What do you hope for your country to achieve or develop in?
I know we have achieved a lot as a nation, but we still have a lot of things to do. For the future, I would like Spain to recover the politics that we, as Spaniards, deserve. We, as a nation, are tired of the people who govern us, when they do not care at all about social problems. I would like politicians to allow the independence of the judicial power and lead lawyers and judges to interpret and write the law according to the needs of the country. I would also like to see a more tolerable society in which every person, regardless of ideology, feels free to show his or her opinion, both, left and right-wing views.
How will you contribute to achieving this goal?
I think it is time for Spain to move on and overcome the Civil War and the totalitarian dictatorship we had 50 years ago. I think it is time for us to realise that we have a country of diversity and that this difference makes us greater and not worse. Therefore, I think we, as young people, need to respect all opinions when those follow constitutional interpretations.

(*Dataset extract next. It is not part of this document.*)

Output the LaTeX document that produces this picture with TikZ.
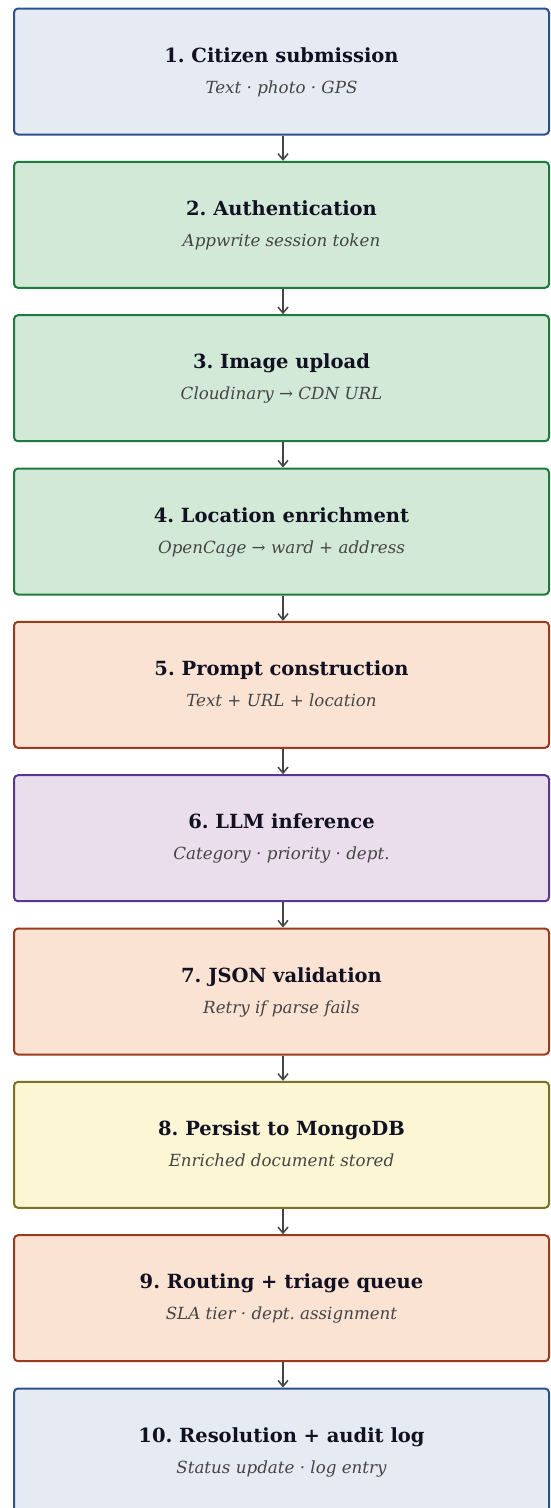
\documentclass[tikz,border=0pt]{standalone}
\usepackage{fontspec}
\setmainfont{DejaVu Serif}
\usetikzlibrary{arrows.meta}
\frenchspacing
\definecolor{bluefill}{HTML}{E6EBF3}\definecolor{blueline}{HTML}{2C5190}
\definecolor{greenfill}{HTML}{D3E9D8}\definecolor{greenline}{HTML}{1F7A3D}
\definecolor{orangefill}{HTML}{FBE3D4}\definecolor{orangeline}{HTML}{9B3A1C}
\definecolor{purplefill}{HTML}{EADEEC}\definecolor{purpleline}{HTML}{5B3592}
\definecolor{yellowfill}{HTML}{FCF6D4}\definecolor{yellowline}{HTML}{7D7124}
\definecolor{titlecol}{HTML}{111122}\definecolor{subcol}{HTML}{444444}
\definecolor{arrowcol}{HTML}{444444}
\tikzset{
  stagebox/.style={rectangle, rounded corners=4pt, line width=2pt, minimum width=535pt, minimum height=126pt, inner sep=0pt},
  bluebox/.style={stagebox, fill=bluefill, draw=blueline},
  greenbox/.style={stagebox, fill=greenfill, draw=greenline},
  orangebox/.style={stagebox, fill=orangefill, draw=orangeline},
  purplebox/.style={stagebox, fill=purplefill, draw=purpleline},
  yellowbox/.style={stagebox, fill=yellowfill, draw=yellowline},
  titletext/.style={font=\bfseries\fontsize{19.5}{23}\selectfont, text=titlecol, inner sep=0pt, anchor=base},
  subtext/.style={font=\itshape\fontsize{16.7}{20}\selectfont, text=subcol, inner sep=0pt, anchor=base},
  flow/.style={draw=arrowcol, line width=1.5pt, -{Straight Barb[length=6pt,width=10pt,line width=1.5pt]}}
}
\begin{document}
\begin{tikzpicture}[x=1pt,y=-1pt]
\useasboundingbox (0,0) rectangle (550,1508);
\node[bluebox]   (b1)  at (281.5, 71.5) {};
\node[greenbox]  (b2)  at (281.5, 224.8) {};
\node[greenbox]  (b3)  at (281.5, 378.2) {};
\node[greenbox]  (b4)  at (281.5, 531.5) {};
\node[orangebox] (b5)  at (281.5, 684.8) {};
\node[purplebox] (b6)  at (281.5, 838.2) {};
\node[orangebox] (b7)  at (281.5, 991.5) {};
\node[yellowbox] (b8)  at (281.5, 1144.8) {};
\node[orangebox] (b9)  at (281.5, 1298.2) {};
\node[bluebox]   (b10) at (281.5, 1451.5) {};
\foreach \i/\t/\s in {
  1/{1. Citizen submission}/{Text · photo · GPS},
  2/{2. Authentication}/{Appwrite session token},
  3/{3. Image upload}/{Cloudinary → CDN URL},
  4/{4. Location enrichment}/{OpenCage → ward + address},
  5/{5. Prompt construction}/{Text + URL + location},
  6/{6. LLM inference}/{Category · priority · dept.},
  7/{7. JSON validation}/{Retry if parse fails},
  8/{8. Persist to MongoDB}/{Enriched document stored},
  9/{9. Routing + triage queue}/{SLA tier · dept. assignment},
  10/{10. Resolution + audit log}/{Status update · log entry}}{
  \node[titletext] (t\i) at ([yshift=9.5pt]b\i.center) {\t};
  \node[subtext] (s\i) at ([yshift=-21.5pt]b\i.center) {\s};
}
\foreach \a/\b in {1/2,2/3,3/4,4/5,5/6,6/7,7/8,8/9,9/10}{
  \draw[flow] ([xshift=1.5pt]b\a.south) -- ([xshift=1.5pt]b\b.north);
}
\end{tikzpicture}
\end{document}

Spain is the future, and the future is the youth, so we need to move on and focus on real problems, instead of keeping our attention on something which took place half a century ago.
How can the EU contribute to the prosperity of your country?
The European Union is the future, and this political union can allow us to be a better country. Spanish representatives now can have a voice in the European Parliament and in the European Commission, something which gives us the opportunity to be heard. Moreover, this unity allows our culture to be more known all around Europe and can help us to overcome the economic and geopolitical challenges we do have right now within our borders.
What do you think the EU will look like in 30 years?
I have a lot of trust in this political unity, and I think that if we keep working as we do today, the European Union will look more unified and useful in the future. I guess that if our representatives continue giving voice to our countries with respect, non-corruption and confidence, the ones who support Euroscepticism will see how great the Union it is. Moreover, in 30 years, the union will be more consolidated and organized because everything needs time to be good and quasi-perfect.
How have the far-right politicians getting more and more attention and support changed the political sphere in Spain?
As I mentioned before, far-right politicians have entered the Spanish sphere, and it is something that affects us as a country and as a society. But, the appearance of the far-right is due to the far-left political groups who do not respect the diversity of opinions in Spain and still do not see how a country with other ideologies can live in perfect harmony. I personally think both far-right and far-left politicians should stop with their demagogic speeches and try to sit down and find solutions to the actual problems that we do have as a country.
Has the war in Ukraine cooled down or heated up discussions in Spain concerning minorities such as Catalan gaining independence?
The issue with Catalonia has been active for more than one century, and, although nowadays this tension has decreased, there will always be someone who wants Catalonia to be independent. For me, Catalonia and other regions of Spain have arguments to show why they want to be independent as they have different languages and cultures and suffered totalitarian censorship. But it is true that since 1978, the Constitution fully guarantees their rights and freedoms, giving the power to each region to govern and to legislate when something concerns themselves. So, no, I do not think the war in Ukraine has cooled down the independent movements because tensions are still present, although the Constitution, Congress and Senate fully respect the diversity of opinions and the diversity of cultures of every regional community.